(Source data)
################

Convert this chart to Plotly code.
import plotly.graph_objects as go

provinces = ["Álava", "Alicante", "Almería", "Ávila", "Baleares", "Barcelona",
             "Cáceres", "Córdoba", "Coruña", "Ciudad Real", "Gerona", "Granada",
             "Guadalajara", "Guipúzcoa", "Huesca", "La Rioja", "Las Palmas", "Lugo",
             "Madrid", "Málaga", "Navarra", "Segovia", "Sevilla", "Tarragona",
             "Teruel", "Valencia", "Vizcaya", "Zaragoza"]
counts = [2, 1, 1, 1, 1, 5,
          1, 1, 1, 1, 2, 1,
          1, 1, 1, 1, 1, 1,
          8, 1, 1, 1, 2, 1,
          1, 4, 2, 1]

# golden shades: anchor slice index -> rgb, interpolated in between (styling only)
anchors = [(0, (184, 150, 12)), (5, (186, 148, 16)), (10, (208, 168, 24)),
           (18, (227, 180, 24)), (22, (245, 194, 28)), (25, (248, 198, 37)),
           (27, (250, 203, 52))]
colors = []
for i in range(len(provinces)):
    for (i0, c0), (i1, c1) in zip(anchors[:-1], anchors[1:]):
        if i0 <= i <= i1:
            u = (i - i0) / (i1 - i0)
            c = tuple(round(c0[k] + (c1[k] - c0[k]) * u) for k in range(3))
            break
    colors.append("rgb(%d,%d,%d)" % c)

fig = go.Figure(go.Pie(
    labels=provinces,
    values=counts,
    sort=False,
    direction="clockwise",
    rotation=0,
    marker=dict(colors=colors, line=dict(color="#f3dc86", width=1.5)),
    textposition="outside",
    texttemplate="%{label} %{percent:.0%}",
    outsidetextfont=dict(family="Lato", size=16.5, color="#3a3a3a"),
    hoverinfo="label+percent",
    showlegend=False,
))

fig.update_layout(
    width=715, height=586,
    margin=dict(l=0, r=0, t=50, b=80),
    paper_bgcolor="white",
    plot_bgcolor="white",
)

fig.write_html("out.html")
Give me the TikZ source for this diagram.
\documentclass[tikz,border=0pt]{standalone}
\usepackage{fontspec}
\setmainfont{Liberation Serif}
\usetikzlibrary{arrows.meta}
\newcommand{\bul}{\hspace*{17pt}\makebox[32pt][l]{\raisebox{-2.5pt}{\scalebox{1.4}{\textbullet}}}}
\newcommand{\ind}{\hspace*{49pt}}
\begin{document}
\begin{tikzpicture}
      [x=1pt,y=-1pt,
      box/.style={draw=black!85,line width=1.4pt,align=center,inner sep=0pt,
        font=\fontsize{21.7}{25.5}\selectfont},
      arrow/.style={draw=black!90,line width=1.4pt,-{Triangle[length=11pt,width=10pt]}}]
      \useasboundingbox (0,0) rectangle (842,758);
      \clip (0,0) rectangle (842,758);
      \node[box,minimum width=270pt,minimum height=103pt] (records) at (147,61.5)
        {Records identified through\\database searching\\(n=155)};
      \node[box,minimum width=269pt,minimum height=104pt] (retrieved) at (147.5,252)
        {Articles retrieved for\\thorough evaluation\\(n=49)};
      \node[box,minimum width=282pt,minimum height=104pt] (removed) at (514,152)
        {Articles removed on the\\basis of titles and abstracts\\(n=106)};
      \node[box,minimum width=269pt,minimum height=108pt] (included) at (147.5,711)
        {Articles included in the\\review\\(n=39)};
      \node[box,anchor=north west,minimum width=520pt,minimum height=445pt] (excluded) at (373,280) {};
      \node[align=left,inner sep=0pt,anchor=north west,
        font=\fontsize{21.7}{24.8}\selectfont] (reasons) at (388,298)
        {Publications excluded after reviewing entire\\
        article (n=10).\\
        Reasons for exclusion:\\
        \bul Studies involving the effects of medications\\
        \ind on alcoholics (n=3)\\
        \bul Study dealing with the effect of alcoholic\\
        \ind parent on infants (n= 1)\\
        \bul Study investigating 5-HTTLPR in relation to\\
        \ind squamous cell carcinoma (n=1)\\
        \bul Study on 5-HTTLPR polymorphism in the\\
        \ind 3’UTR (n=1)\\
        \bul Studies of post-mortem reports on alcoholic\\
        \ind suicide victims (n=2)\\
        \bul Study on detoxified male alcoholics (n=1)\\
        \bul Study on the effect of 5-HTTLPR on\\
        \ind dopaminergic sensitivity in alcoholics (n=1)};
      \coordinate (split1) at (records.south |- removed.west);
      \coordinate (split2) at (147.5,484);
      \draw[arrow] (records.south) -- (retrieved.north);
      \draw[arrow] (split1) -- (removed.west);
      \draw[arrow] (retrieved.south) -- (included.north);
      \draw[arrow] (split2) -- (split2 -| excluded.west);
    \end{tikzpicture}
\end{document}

################

• [Directions for this task]: Write out the material from the first line to the last, exactly.

• [Solution]:
Convert this chart to Plotly code.
import plotly.graph_objects as go

provinces = ["Álava", "Alicante", "Almería", "Ávila", "Baleares", "Barcelona",
             "Cáceres", "Córdoba", "Coruña", "Ciudad Real", "Gerona", "Granada",
             "Guadalajara", "Guipúzcoa", "Huesca", "La Rioja", "Las Palmas", "Lugo",
             "Madrid", "Málaga", "Navarra", "Segovia", "Sevilla", "Tarragona",
             "Teruel", "Valencia", "Vizcaya", "Zaragoza"]
counts = [2, 1, 1, 1, 1, 5,
          1, 1, 1, 1, 2, 1,
          1, 1, 1, 1, 1, 1,
          8, 1, 1, 1, 2, 1,
          1, 4, 2, 1]

# golden shades: anchor slice index -> rgb, interpolated in between (styling only)
anchors = [(0, (184, 150, 12)), (5, (186, 148, 16)), (10, (208, 168, 24)),
           (18, (227, 180, 24)), (22, (245, 194, 28)), (25, (248, 198, 37)),
           (27, (250, 203, 52))]
colors = []
for i in range(len(provinces)):
    for (i0, c0), (i1, c1) in zip(anchors[:-1], anchors[1:]):
        if i0 <= i <= i1:
            u = (i - i0) / (i1 - i0)
            c = tuple(round(c0[k] + (c1[k] - c0[k]) * u) for k in range(3))
            break
    colors.append("rgb(%d,%d,%d)" % c)

fig = go.Figure(go.Pie(
    labels=provinces,
    values=counts,
    sort=False,
    direction="clockwise",
    rotation=0,
    marker=dict(colors=colors, line=dict(color="#f3dc86", width=1.5)),
    textposition="outside",
    texttemplate="%{label} %{percent:.0%}",
    outsidetextfont=dict(family="Lato", size=16.5, color="#3a3a3a"),
    hoverinfo="label+percent",
    showlegend=False,
))

fig.update_layout(
    width=715, height=586,
    margin=dict(l=0, r=0, t=50, b=80),
    paper_bgcolor="white",
    plot_bgcolor="white",
)

fig.write_html("out.html")
Give me the TikZ source for this diagram.
\documentclass[tikz,border=0pt]{standalone}
\usepackage{fontspec}
\setmainfont{Liberation Serif}
\usetikzlibrary{arrows.meta}
\newcommand{\bul}{\hspace*{17pt}\makebox[32pt][l]{\raisebox{-2.5pt}{\scalebox{1.4}{\textbullet}}}}
\newcommand{\ind}{\hspace*{49pt}}
\begin{document}
\begin{tikzpicture}
      [x=1pt,y=-1pt,
      box/.style={draw=black!85,line width=1.4pt,align=center,inner sep=0pt,
        font=\fontsize{21.7}{25.5}\selectfont},
      arrow/.style={draw=black!90,line width=1.4pt,-{Triangle[length=11pt,width=10pt]}}]
      \useasboundingbox (0,0) rectangle (842,758);
      \clip (0,0) rectangle (842,758);
      \node[box,minimum width=270pt,minimum height=103pt] (records) at (147,61.5)
        {Records identified through\\database searching\\(n=155)};
      \node[box,minimum width=269pt,minimum height=104pt] (retrieved) at (147.5,252)
        {Articles retrieved for\\thorough evaluation\\(n=49)};
      \node[box,minimum width=282pt,minimum height=104pt] (removed) at (514,152)
        {Articles removed on the\\basis of titles and abstracts\\(n=106)};
      \node[box,minimum width=269pt,minimum height=108pt] (included) at (147.5,711)
        {Articles included in the\\review\\(n=39)};
      \node[box,anchor=north west,minimum width=520pt,minimum height=445pt] (excluded) at (373,280) {};
      \node[align=left,inner sep=0pt,anchor=north west,
        font=\fontsize{21.7}{24.8}\selectfont] (reasons) at (388,298)
        {Publications excluded after reviewing entire\\
        article (n=10).\\
        Reasons for exclusion:\\
        \bul Studies involving the effects of medications\\
        \ind on alcoholics (n=3)\\
        \bul Study dealing with the effect of alcoholic\\
        \ind parent on infants (n= 1)\\
        \bul Study investigating 5-HTTLPR in relation to\\
        \ind squamous cell carcinoma (n=1)\\
        \bul Study on 5-HTTLPR polymorphism in the\\
        \ind 3’UTR (n=1)\\
        \bul Studies of post-mortem reports on alcoholic\\
        \ind suicide victims (n=2)\\
        \bul Study on detoxified male alcoholics (n=1)\\
        \bul Study on the effect of 5-HTTLPR on\\
        \ind dopaminergic sensitivity in alcoholics (n=1)};
      \coordinate (split1) at (records.south |- removed.west);
      \coordinate (split2) at (147.5,484);
      \draw[arrow] (records.south) -- (retrieved.north);
      \draw[arrow] (split1) -- (removed.west);
      \draw[arrow] (retrieved.south) -- (included.north);
      \draw[arrow] (split2) -- (split2 -| excluded.west);
    \end{tikzpicture}
\end{document}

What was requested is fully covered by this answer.